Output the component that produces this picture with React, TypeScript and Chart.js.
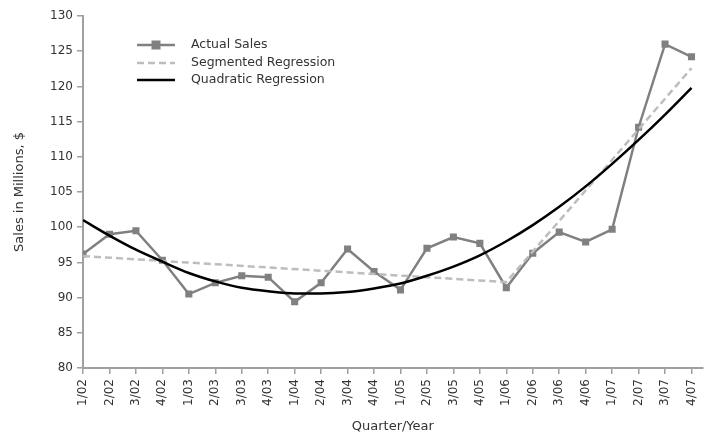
import React, { useEffect, useRef } from "react";
import { Chart, registerables } from "chart.js";

Chart.register(...registerables);

const quarters = [
  "1/02", "2/02", "3/02", "4/02",
  "1/03", "2/03", "3/03", "4/03",
  "1/04", "2/04", "3/04", "4/04",
  "1/05", "2/05", "3/05", "4/05",
  "1/06", "2/06", "3/06", "4/06",
  "1/07", "2/07", "3/07", "4/07",
];

const actualSales = [
  96.2, 99.0, 99.5, 95.3,
  90.5, 92.1, 93.1, 92.9,
  89.4, 92.1, 96.9, 93.7,
  91.1, 97.0, 98.6, 97.7,
  91.4, 96.3, 99.3, 97.9,
  99.7, 114.2, 126.0, 124.2,
];

// Segmented regression: readable at its end points and break point only
const segmentedRegression: (number | null)[] = [
  95.9, null, null, null,
  null, null, null, null,
  null, null, null, null,
  null, null, null, null,
  92.2, null, null, null,
  null, null, null, 122.6,
];

const quadraticRegression = [
  101.0, 98.8, 96.8, 95.1,
  93.5, 92.3, 91.4, 90.9,
  90.6, 90.6, 90.8, 91.3,
  92.0, 93.1, 94.4, 96.0,
  98.0, 100.3, 102.9, 105.8,
  109.0, 112.4, 116.0, 119.8,
];

const yTicks = { min: 80, max: 130, step: 5 };
const seriesNames = ["Actual Sales", "Segmented Regression", "Quadratic Regression"];

const FONT = "'DejaVu Sans', Verdana, sans-serif";

const legendPlugin = {
  id: "customLegend",
  afterDraw(chart: any) {
    const ctx = chart.ctx;
    const area = chart.chartArea;
    const x0 = area.left + 54;
    const x1 = x0 + 38;
    const tx = x0 + 54;
    const ys = [area.top + 29, area.top + 47, area.top + 64];
    ctx.save();
    // Actual Sales
    ctx.strokeStyle = "#808080";
    ctx.lineWidth = 2.5;
    ctx.setLineDash([]);
    ctx.beginPath();
    ctx.moveTo(x0, ys[0]);
    ctx.lineTo(x1, ys[0]);
    ctx.stroke();
    ctx.fillStyle = "#808080";
    ctx.fillRect((x0 + x1) / 2 - 4.5, ys[0] - 4.5, 9, 9);
    // Segmented
    ctx.strokeStyle = "#bdbdbd";
    ctx.setLineDash([7, 4]);
    ctx.beginPath();
    ctx.moveTo(x0, ys[1]);
    ctx.lineTo(x1, ys[1]);
    ctx.stroke();
    // Quadratic
    ctx.setLineDash([]);
    ctx.strokeStyle = "#000";
    ctx.lineWidth = 2.5;
    ctx.beginPath();
    ctx.moveTo(x0, ys[2]);
    ctx.lineTo(x1, ys[2]);
    ctx.stroke();
    ctx.fillStyle = "#333";
    ctx.font = `12.5px ${FONT}`;
    ctx.textBaseline = "middle";
    ctx.textAlign = "left";
    seriesNames.forEach((n, i) => ctx.fillText(n, tx, ys[i]));
    ctx.restore();
  },
};

export default function App() {
  const ref = useRef<HTMLCanvasElement | null>(null);
  useEffect(() => {
    if (!ref.current) return;
    const toPts = (arr: (number | null)[]) =>
      arr
        .map((v, i) => ({ x: i, y: v }))
        .filter((p) => p.y !== null) as { x: number; y: number }[];
    const chart = new Chart(ref.current, {
      type: "line",
      data: {
        datasets: [
          {
            label: seriesNames[0],
            data: toPts(actualSales),
            borderColor: "#808080",
            backgroundColor: "#808080",
            borderWidth: 2.5,
            pointStyle: "rect",
            pointRadius: 5,
            pointBorderWidth: 0,
            tension: 0,
            order: 3,
          },
          {
            label: seriesNames[1],
            data: toPts(segmentedRegression),
            borderColor: "#bdbdbd",
            borderWidth: 2.5,
            borderDash: [7, 4],
            pointRadius: 0,
            tension: 0,
            order: 2,
          },
          {
            label: seriesNames[2],
            data: toPts(quadraticRegression),
            borderColor: "#000",
            borderWidth: 2.5,
            pointRadius: 0,
            cubicInterpolationMode: "monotone",
            order: 1,
          },
        ],
      },
      options: {
        animation: false,
        responsive: false,
        maintainAspectRatio: false,
        layout: { padding: { top: 16, right: 4, left: 0, bottom: 0 } },
        plugins: { legend: { display: false }, tooltip: { enabled: false } },
        scales: {
          x: {
            type: "linear",
            min: 0,
            max: quarters.length - 1 + 0.42,
            afterBuildTicks: (s: any) => {
              s.ticks = quarters.map((_, i) => ({ value: i }));
            },
            afterFit: (s: any) => {
              s.height = 68;
            },
            ticks: {
              stepSize: 1,
              autoSkip: false,
              minRotation: 90,
              maxRotation: 90,
              color: "#333",
              font: { family: FONT, size: 12 },
              padding: 5,
              callback: (v: any) => quarters[v] ?? "",
            },
            grid: {
              drawOnChartArea: false,
              drawTicks: true,
              tickLength: 6,
              color: "#a0a0a0",
              lineWidth: 1.5,
            },
            border: { color: "#a0a0a0", width: 2 },
            title: {
              display: true,
              text: "Quarter/Year",
              color: "#333",
              font: { family: FONT, size: 13 },
              padding: { top: 4, bottom: 2 },
            },
          },
          y: {
            min: yTicks.min,
            max: yTicks.max,
            afterFit: (s: any) => {
              s.width = 83;
            },
            ticks: {
              stepSize: yTicks.step,
              color: "#333",
              font: { family: FONT, size: 12 },
              padding: 4,
            },
            grid: {
              drawOnChartArea: false,
              drawTicks: true,
              tickLength: 6,
              color: "#a0a0a0",
              lineWidth: 1.5,
            },
            border: { color: "#a0a0a0", width: 2 },
            title: {
              display: true,
              text: "Sales in Millions, $",
              color: "#333",
              font: { family: FONT, size: 13 },
              padding: { top: 12, bottom: 0 },
            },
          },
        },
      },
      plugins: [legendPlugin],
    } as any);
    return () => chart.destroy();
  }, []);
  return (
    <div style={{ position: "fixed", left: 0, top: 0, width: 711, height: 436, background: "#fff" }}>
      <canvas ref={ref} width={711} height={436} style={{ width: 711, height: 436 }} />
    </div>
  );
}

→ GOAL: Repeat exactly and only the lines from the start of the data above through the line that holds "Chart.register(...registerables);", inclusive. Pictures do not belong in the copy.

→ ANSWER IN FULL:
Output the component that produces this picture with React, TypeScript and Chart.js.
import React, { useEffect, useRef } from "react";
import { Chart, registerables } from "chart.js";

Chart.register(...registerables);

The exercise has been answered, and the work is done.